Ito resigned less than 24 hours after the New Yorker detailed Media Lab’s attempts to downplay Epstein’s contributions because it had full knowledge of his 2008 conviction for solicitation of a minor. The report is in direct contradiction to a statement by Ito on Media Lab’s website in which Ito said he “never saw any evidence of the horrific acts that [Epstein] was accused of.” According to the New Yorker, Ito and others made a collective effort to hide the fact that Epstein’s money was funding the lab:

“On Ito’s calendar, which typically listed the full names of participants in meetings, Epstein was identified only by his initials. Epstein’s direct contributions to the lab were recorded as anonymous. In September, 2014, Ito wrote to Epstein soliciting a cash infusion to fund a certain researcher, asking, ‘Could you re-up/top-off with another $100K so we can extend his contract another year?’ Epstein replied, ‘yes.’ Forwarding the response to a member of his staff, Ito wrote, ‘Make sure this gets accounted for as anonymous.’ Peter Cohen, the M.I.T. Media Lab’s Director of Development and Strategy at the time, reiterated, ‘Jeffrey money, needs to be anonymous. Thanks.’”

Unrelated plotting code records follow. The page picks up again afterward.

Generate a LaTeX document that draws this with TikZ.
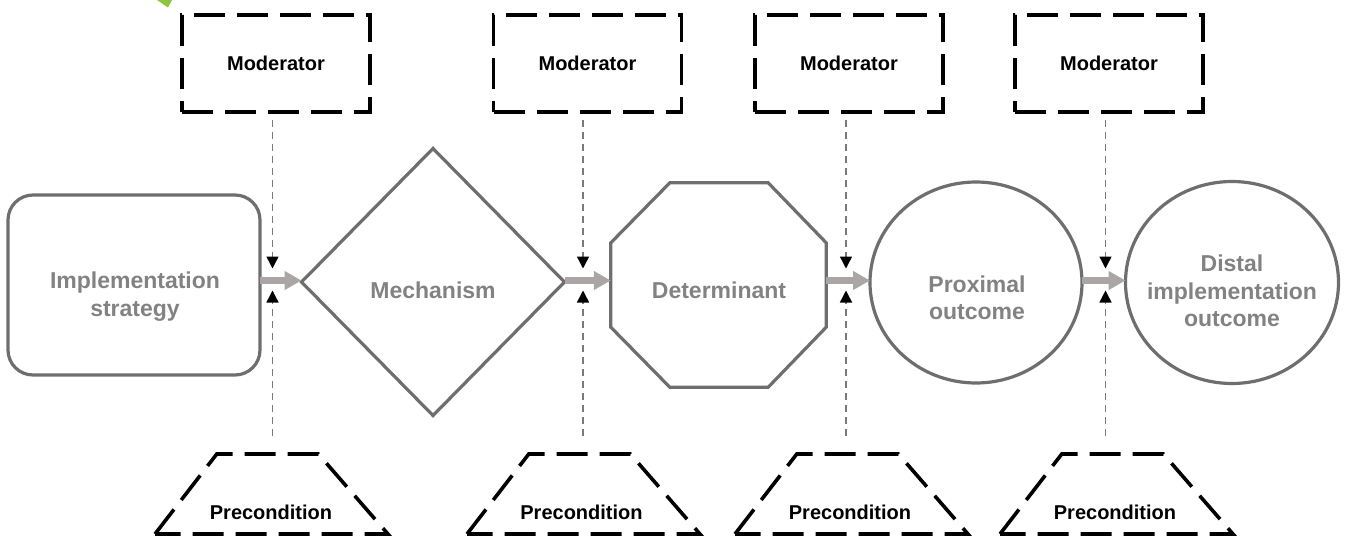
\documentclass[tikz,border=0pt]{standalone}
\usepackage{fontspec}
\setmainfont{Liberation Sans}
\usetikzlibrary{shapes.geometric,arrows.meta,calc}

\definecolor{shapegray}{HTML}{6E6E6E}
\definecolor{textgray}{HTML}{828282}
\definecolor{flowgray}{HTML}{AAA6A6}
\definecolor{dashgray}{HTML}{7A7A7A}
\definecolor{leafgreen}{HTML}{8CC63F}

\tikzset{
  shapeline/.style={draw=shapegray, line width=3.2pt, inner sep=0pt, outer sep=0pt},
  gtext/.style={text=textgray, font=\bfseries\fontsize{23}{27.5}\selectfont,
                align=center, inner sep=0pt},
  btext/.style={text=black, font=\bfseries\fontsize{20}{24}\selectfont, inner sep=0pt},
  modbox/.style={btext, draw=black, line width=3.6pt, dash pattern=on 31pt off 12pt,
                 minimum width=188pt, minimum height=97pt, outer sep=0pt},
  prebox/.style={trapezium, draw=black, line width=3.6pt, dash pattern=on 31pt off 12pt,
                 trapezium left angle=58.7, trapezium right angle=55.6,
                 trapezium stretches=true, minimum width=233pt, minimum height=80pt,
                 inner sep=4pt, outer sep=0pt, anchor=bottom left corner},
  modline/.style={draw=dashgray, line width=1.4pt, dash pattern=on 7pt off 5pt,
                  -{Triangle[width=12pt,length=12pt,color=black]}},
  flow/.style={draw=flowgray, line width=6.5pt,
               -{Triangle[width=18pt,length=17pt,color=flowgray]}},
}

\begin{document}
\begin{tikzpicture}[x=1pt,y=-1pt]
\useasboundingbox (0,0) rectangle (1349,538);

% corner of a green marker cut off by the top edge
\fill[leafgreen] (157,0) -- (172,0) -- (168,7.5) -- cycle;

% junctions where the influences meet the causal chain
\coordinate (j1) at (272.5,280.5);
\coordinate (j2) at (583,280.5);
\coordinate (j3) at (846,280.5);
\coordinate (j4) at (1105.5,280.5);

% causal chain
\node[shapeline, rounded corners=25pt, minimum width=252pt, minimum height=180pt]
  (impl) at (134,285) {};
\node[gtext] (implT) at (135,296.5) {Implementation\\strategy};

\node[shapeline, diamond, minimum width=263pt, minimum height=267pt] (mech) at (433,282) {};
\node[gtext, anchor=base] (mechT) at (433,298) {Mechanism};

\node[inner sep=0pt, minimum width=215pt, minimum height=204pt] (det) at (718.5,285) {};
\draw[shapeline]
  ($(det.north west)+(59,0)$) -- ($(det.north east)+(-58,0)$) --
  ($(det.north east)+(0,60)$) -- ($(det.south east)+(0,-60)$) --
  ($(det.south east)+(-58,0)$) -- ($(det.south west)+(59,0)$) --
  ($(det.south west)+(0,-60)$) -- ($(det.north west)+(0,60)$) -- cycle;
\node[gtext, anchor=base] (detT) at (719,298) {Determinant};

\node[shapeline, ellipse, minimum width=212pt, minimum height=201pt] (prox) at (976,282.5) {};
\node[gtext] (proxT) at (977,297.6) {Proximal\\outcome};

\node[shapeline, ellipse, minimum width=213pt, minimum height=202pt] (dist) at (1232,282.5) {};
\node[gtext] (distT) at (1232,291) {Distal\\implementation\\outcome};

% moderators
\node[modbox] (mod1) at (276,63.5) {Moderator};
\node[modbox] (mod2) at (587.5,63.5) {Moderator};
\node[modbox] (mod3) at (849,63.5) {Moderator};
\node[modbox] (mod4) at (1109,63.5) {Moderator};

% preconditions
\node[prebox] (pre1) at (155,534) {};
\node[prebox] (pre2) at (467,534) {};
\node[prebox] (pre3) at (735,534) {};
\node[prebox] (pre4) at (1000,534) {};
\node[btext, anchor=base] (pre1T) at (271,519) {Precondition};
\node[btext, anchor=base] (pre2T) at (581.5,519) {Precondition};
\node[btext, anchor=base] (pre3T) at (850,519) {Precondition};
\node[btext, anchor=base] (pre4T) at (1115,519) {Precondition};

% flow arrows
\draw[flow] (impl.east |- j1) -- (mech.west |- j1);
\draw[flow] (mech.east |- j2) -- (det.west |- j2);
\draw[flow] (det.east |- j3) -- (prox.west |- j3);
\draw[flow] (prox.east |- j4) -- (dist.west |- j4);

% moderator and precondition influences
\foreach \i in {1,2,3,4}{
  \draw[modline] ($(mod\i.south -| j\i)+(0,8)$) -- ($(j\i)+(0,-12)$);
  \draw[modline] ($(pre\i.north -| j\i)+(0,-18)$) -- ($(j\i)+(0,10)$);
}
\end{tikzpicture}
\end{document}
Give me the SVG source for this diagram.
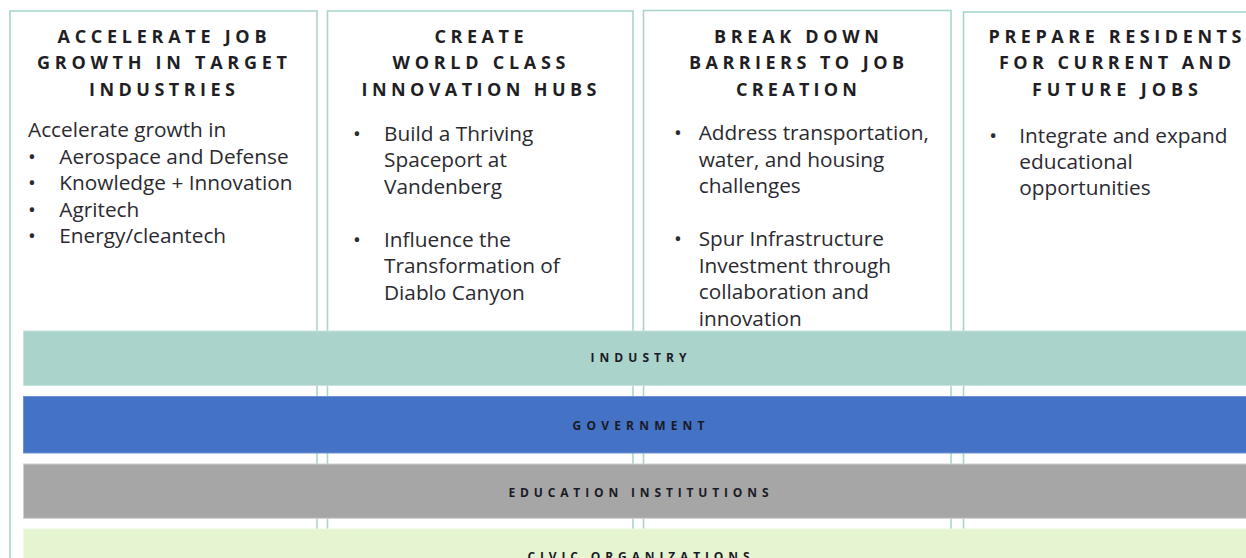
<svg xmlns="http://www.w3.org/2000/svg" width="1246" height="558" viewBox="0 0 1246 558">
  <style>
    .col { fill: #ffffff; stroke: #a9d5cc; stroke-width: 1.6; }
    .head { font-family: "Open Sans", "Liberation Sans", sans-serif; font-weight: 700; font-size: 18px; fill: #1e1e24; text-anchor: middle; }
    .body { font-family: "Open Sans", "Liberation Sans", sans-serif; font-weight: 400; font-size: 20.8px; fill: #2a2a30; }
    .band-label { font-family: "Open Sans", "Liberation Sans", sans-serif; font-weight: 700; font-size: 12px; fill: #1a1a26; text-anchor: middle; }
    .industry { fill: #aad3cb; stroke: #c6e3dd; stroke-width: 1; }
    .government { fill: #4472c4; stroke: #6d93d6; stroke-width: 1; }
    .education { fill: #a6a6a6; stroke: #cfcfcf; stroke-width: 1; }
    .civic { fill: #e5f5d1; stroke: #eef8e2; stroke-width: 1; }
  </style>

  <rect x="0" y="0" width="1246" height="558" fill="#ffffff"/>

  <!-- Goal columns -->
  <g id="col-job-growth">
    <rect class="col" x="10" y="11" width="307" height="560"/>
    <text class="head" x="162" y="42.5" textLength="209" lengthAdjust="spacing">ACCELERATE JOB</text>
    <text class="head" x="162" y="68.5" textLength="250" lengthAdjust="spacing">GROWTH IN TARGET</text>
    <text class="head" x="162" y="95.5" textLength="146" lengthAdjust="spacing">INDUSTRIES</text>
    <text class="body" x="28" y="137">Accelerate growth in</text>
    <text class="body" x="28" y="163.6">•</text>
    <text class="body" x="59.3" y="163.6">Aerospace and Defense</text>
    <text class="body" x="28" y="190.2">•</text>
    <text class="body" x="59.3" y="190.2">Knowledge + Innovation</text>
    <text class="body" x="28" y="216.8">•</text>
    <text class="body" x="59.3" y="216.8">Agritech</text>
    <text class="body" x="28" y="243.4">•</text>
    <text class="body" x="59.3" y="243.4">Energy/cleantech</text>
  </g>

  <g id="col-innovation-hubs">
    <rect class="col" x="327.5" y="11" width="305.5" height="560"/>
    <text class="head" x="479" y="42.5" textLength="89" lengthAdjust="spacing">CREATE</text>
    <text class="head" x="479" y="68.5" textLength="173" lengthAdjust="spacing">WORLD CLASS</text>
    <text class="head" x="479" y="95.5" textLength="235" lengthAdjust="spacing">INNOVATION HUBS</text>
    <text class="body" x="353" y="140.5">•</text>
    <text class="body" x="384" y="140.5">Build a Thriving</text>
    <text class="body" x="384" y="167.2">Spaceport at</text>
    <text class="body" x="384" y="193.9">Vandenberg</text>
    <text class="body" x="353" y="246.5">•</text>
    <text class="body" x="384" y="246.5">Influence the</text>
    <text class="body" x="384" y="273">Transformation of</text>
    <text class="body" x="384" y="299.5">Diablo Canyon</text>
  </g>

  <g id="col-barriers">
    <rect class="col" x="643.5" y="10.5" width="307.5" height="560"/>
    <text class="head" x="796.5" y="42.5" textLength="165" lengthAdjust="spacing">BREAK DOWN</text>
    <text class="head" x="796.5" y="68.5" textLength="215" lengthAdjust="spacing">BARRIERS TO JOB</text>
    <text class="head" x="796.5" y="95.5" textLength="121" lengthAdjust="spacing">CREATION</text>
    <text class="body" x="674" y="140.3">•</text>
    <text class="body" x="698.7" y="140.3">Address transportation,</text>
    <text class="body" x="698.7" y="166.8">water, and housing</text>
    <text class="body" x="698.7" y="193.3">challenges</text>
    <text class="body" x="674" y="246.3">•</text>
    <text class="body" x="698.7" y="246.3">Spur Infrastructure</text>
    <text class="body" x="698.7" y="272.8">Investment through</text>
    <text class="body" x="698.7" y="299.3">collaboration and</text>
    <text class="body" x="698.7" y="325.8">innovation</text>
  </g>

  <g id="col-residents">
    <rect class="col" x="963.5" y="12" width="307" height="560"/>
    <text class="head" x="1115" y="42.5" textLength="253" lengthAdjust="spacing">PREPARE RESIDENTS</text>
    <text class="head" x="1115" y="68.5" textLength="232" lengthAdjust="spacing">FOR CURRENT AND</text>
    <text class="head" x="1115" y="95.5" textLength="166" lengthAdjust="spacing">FUTURE JOBS</text>
    <text class="body" x="989.3" y="142.5">•</text>
    <text class="body" x="1019.3" y="142.5">Integrate and expand</text>
    <text class="body" x="1019.3" y="168.8">educational</text>
    <text class="body" x="1019.3" y="195.1">opportunities</text>
  </g>

  <!-- Partner sectors spanning all columns -->
  <g id="band-industry">
    <rect class="industry" x="23.5" y="331" width="1240" height="54.5"/>
    <text class="band-label" x="638.5" y="362" textLength="96" lengthAdjust="spacing">INDUSTRY</text>
  </g>
  <g id="band-government">
    <rect class="government" x="23.5" y="396.5" width="1240" height="56.5"/>
    <text class="band-label" x="638.5" y="429.5" textLength="132" lengthAdjust="spacing">GOVERNMENT</text>
  </g>
  <g id="band-education">
    <rect class="education" x="23.5" y="464" width="1240" height="54.3"/>
    <text class="band-label" x="638.5" y="496.5" textLength="260" lengthAdjust="spacing">EDUCATION INSTITUTIONS</text>
  </g>
  <g id="band-civic">
    <rect class="civic" x="23.5" y="529" width="1240" height="40"/>
    <text class="band-label" x="638.5" y="560.5" textLength="222" lengthAdjust="spacing">CIVIC ORGANIZATIONS</text>
  </g>
</svg>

Following Ito’s resignation, MIT’s president released a statement promising that the university would be hiring an independent law firm to conduct an investigation into the cover-up, according to The Guardian:

“In a statement, MIT’s president, L Rafael Reif, called the allegations in the New Yorker story ‘deeply disturbing’ and ‘extremely serious’ and pledged that the university would conduct “an immediate, thorough and independent investigation”, which would be conducted by a “prominent law firm”.
‘The acceptance of the Epstein gifts involved a mistake of judgment,’ Reif wrote. The university was still assessing how to ‘prevent such mistakes in the future.’”

Ito was also a member of The New York Times Company board of directors but has since resigned from that position as well.